[Work required]:
Copy all of the material word for word, except for the pictures.

[Material]:
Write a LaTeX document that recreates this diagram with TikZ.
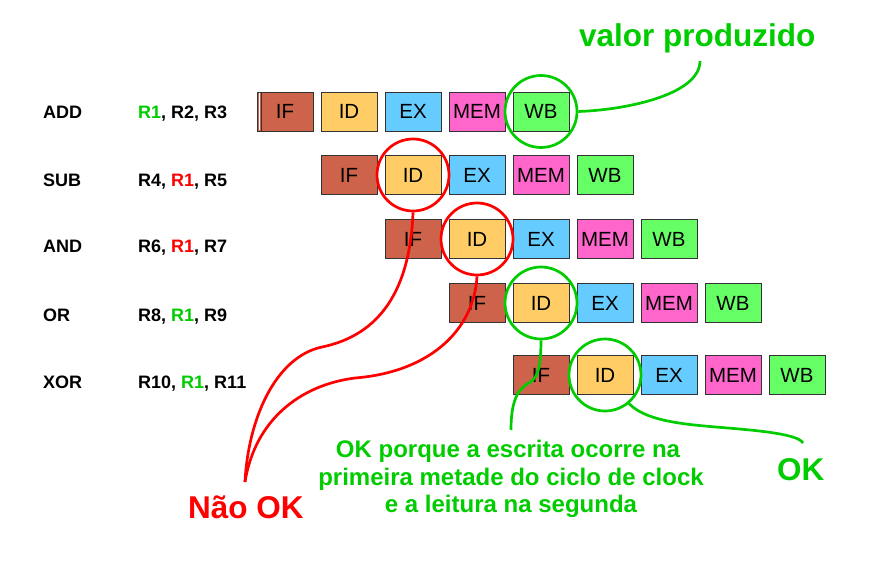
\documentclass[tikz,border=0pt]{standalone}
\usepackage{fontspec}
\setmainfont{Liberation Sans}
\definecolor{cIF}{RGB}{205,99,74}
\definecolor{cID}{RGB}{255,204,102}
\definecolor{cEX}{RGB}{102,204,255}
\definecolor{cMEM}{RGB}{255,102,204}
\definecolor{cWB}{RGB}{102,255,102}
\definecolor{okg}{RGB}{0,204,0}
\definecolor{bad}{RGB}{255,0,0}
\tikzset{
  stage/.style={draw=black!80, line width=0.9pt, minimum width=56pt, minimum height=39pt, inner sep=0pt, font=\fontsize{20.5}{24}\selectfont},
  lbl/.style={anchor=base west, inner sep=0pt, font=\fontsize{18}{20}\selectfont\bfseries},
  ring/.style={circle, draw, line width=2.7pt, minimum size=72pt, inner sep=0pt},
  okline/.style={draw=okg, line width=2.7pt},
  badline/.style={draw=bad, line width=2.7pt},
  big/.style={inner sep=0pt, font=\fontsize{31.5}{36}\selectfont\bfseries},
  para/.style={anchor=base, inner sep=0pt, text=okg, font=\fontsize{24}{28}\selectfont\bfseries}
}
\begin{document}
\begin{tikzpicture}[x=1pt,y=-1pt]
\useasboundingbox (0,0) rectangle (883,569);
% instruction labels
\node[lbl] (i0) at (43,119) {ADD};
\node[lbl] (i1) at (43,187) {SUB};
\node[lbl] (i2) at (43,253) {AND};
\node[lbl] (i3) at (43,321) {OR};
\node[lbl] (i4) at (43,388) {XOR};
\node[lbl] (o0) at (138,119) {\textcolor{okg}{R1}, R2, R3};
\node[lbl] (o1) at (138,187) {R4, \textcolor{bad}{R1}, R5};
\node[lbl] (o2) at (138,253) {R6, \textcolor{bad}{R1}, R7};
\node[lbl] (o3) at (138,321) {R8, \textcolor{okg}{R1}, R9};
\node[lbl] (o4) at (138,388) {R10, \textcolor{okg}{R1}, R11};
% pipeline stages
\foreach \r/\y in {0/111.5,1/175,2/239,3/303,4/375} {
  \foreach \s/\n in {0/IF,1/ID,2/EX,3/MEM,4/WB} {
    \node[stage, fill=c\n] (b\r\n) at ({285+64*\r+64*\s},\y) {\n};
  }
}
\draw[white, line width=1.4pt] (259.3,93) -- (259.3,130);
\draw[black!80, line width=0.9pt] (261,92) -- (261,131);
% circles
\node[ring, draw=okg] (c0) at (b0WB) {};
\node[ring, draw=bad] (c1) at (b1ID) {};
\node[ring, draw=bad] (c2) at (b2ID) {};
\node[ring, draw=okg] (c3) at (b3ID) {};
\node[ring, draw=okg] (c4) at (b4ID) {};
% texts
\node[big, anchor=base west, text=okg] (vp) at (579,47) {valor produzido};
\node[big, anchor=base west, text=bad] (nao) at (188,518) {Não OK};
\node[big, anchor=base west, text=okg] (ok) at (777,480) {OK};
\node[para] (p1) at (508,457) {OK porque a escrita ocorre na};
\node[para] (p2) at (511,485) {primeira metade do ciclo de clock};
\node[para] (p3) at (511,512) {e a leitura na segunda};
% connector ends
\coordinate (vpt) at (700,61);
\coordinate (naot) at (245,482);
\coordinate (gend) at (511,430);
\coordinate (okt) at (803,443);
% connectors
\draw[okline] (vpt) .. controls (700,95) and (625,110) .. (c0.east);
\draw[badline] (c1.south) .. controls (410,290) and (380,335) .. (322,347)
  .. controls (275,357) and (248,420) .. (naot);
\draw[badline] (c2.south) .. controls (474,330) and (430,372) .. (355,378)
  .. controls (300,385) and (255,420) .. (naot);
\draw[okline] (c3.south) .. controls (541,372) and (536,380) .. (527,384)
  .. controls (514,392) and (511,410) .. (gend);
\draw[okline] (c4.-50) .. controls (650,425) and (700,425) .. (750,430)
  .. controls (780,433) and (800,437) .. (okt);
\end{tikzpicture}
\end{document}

[Complete output]:
Write a LaTeX document that recreates this diagram with TikZ.
\documentclass[tikz,border=0pt]{standalone}
\usepackage{fontspec}
\setmainfont{Liberation Sans}
\definecolor{cIF}{RGB}{205,99,74}
\definecolor{cID}{RGB}{255,204,102}
\definecolor{cEX}{RGB}{102,204,255}
\definecolor{cMEM}{RGB}{255,102,204}
\definecolor{cWB}{RGB}{102,255,102}
\definecolor{okg}{RGB}{0,204,0}
\definecolor{bad}{RGB}{255,0,0}
\tikzset{
  stage/.style={draw=black!80, line width=0.9pt, minimum width=56pt, minimum height=39pt, inner sep=0pt, font=\fontsize{20.5}{24}\selectfont},
  lbl/.style={anchor=base west, inner sep=0pt, font=\fontsize{18}{20}\selectfont\bfseries},
  ring/.style={circle, draw, line width=2.7pt, minimum size=72pt, inner sep=0pt},
  okline/.style={draw=okg, line width=2.7pt},
  badline/.style={draw=bad, line width=2.7pt},
  big/.style={inner sep=0pt, font=\fontsize{31.5}{36}\selectfont\bfseries},
  para/.style={anchor=base, inner sep=0pt, text=okg, font=\fontsize{24}{28}\selectfont\bfseries}
}
\begin{document}
\begin{tikzpicture}[x=1pt,y=-1pt]
\useasboundingbox (0,0) rectangle (883,569);
% instruction labels
\node[lbl] (i0) at (43,119) {ADD};
\node[lbl] (i1) at (43,187) {SUB};
\node[lbl] (i2) at (43,253) {AND};
\node[lbl] (i3) at (43,321) {OR};
\node[lbl] (i4) at (43,388) {XOR};
\node[lbl] (o0) at (138,119) {\textcolor{okg}{R1}, R2, R3};
\node[lbl] (o1) at (138,187) {R4, \textcolor{bad}{R1}, R5};
\node[lbl] (o2) at (138,253) {R6, \textcolor{bad}{R1}, R7};
\node[lbl] (o3) at (138,321) {R8, \textcolor{okg}{R1}, R9};
\node[lbl] (o4) at (138,388) {R10, \textcolor{okg}{R1}, R11};
% pipeline stages
\foreach \r/\y in {0/111.5,1/175,2/239,3/303,4/375} {
  \foreach \s/\n in {0/IF,1/ID,2/EX,3/MEM,4/WB} {
    \node[stage, fill=c\n] (b\r\n) at ({285+64*\r+64*\s},\y) {\n};
  }
}
\draw[white, line width=1.4pt] (259.3,93) -- (259.3,130);
\draw[black!80, line width=0.9pt] (261,92) -- (261,131);
% circles
\node[ring, draw=okg] (c0) at (b0WB) {};
\node[ring, draw=bad] (c1) at (b1ID) {};
\node[ring, draw=bad] (c2) at (b2ID) {};
\node[ring, draw=okg] (c3) at (b3ID) {};
\node[ring, draw=okg] (c4) at (b4ID) {};
% texts
\node[big, anchor=base west, text=okg] (vp) at (579,47) {valor produzido};
\node[big, anchor=base west, text=bad] (nao) at (188,518) {Não OK};
\node[big, anchor=base west, text=okg] (ok) at (777,480) {OK};
\node[para] (p1) at (508,457) {OK porque a escrita ocorre na};
\node[para] (p2) at (511,485) {primeira metade do ciclo de clock};
\node[para] (p3) at (511,512) {e a leitura na segunda};
% connector ends
\coordinate (vpt) at (700,61);
\coordinate (naot) at (245,482);
\coordinate (gend) at (511,430);
\coordinate (okt) at (803,443);
% connectors
\draw[okline] (vpt) .. controls (700,95) and (625,110) .. (c0.east);
\draw[badline] (c1.south) .. controls (410,290) and (380,335) .. (322,347)
  .. controls (275,357) and (248,420) .. (naot);
\draw[badline] (c2.south) .. controls (474,330) and (430,372) .. (355,378)
  .. controls (300,385) and (255,420) .. (naot);
\draw[okline] (c3.south) .. controls (541,372) and (536,380) .. (527,384)
  .. controls (514,392) and (511,410) .. (gend);
\draw[okline] (c4.-50) .. controls (650,425) and (700,425) .. (750,430)
  .. controls (780,433) and (800,437) .. (okt);
\end{tikzpicture}
\end{document}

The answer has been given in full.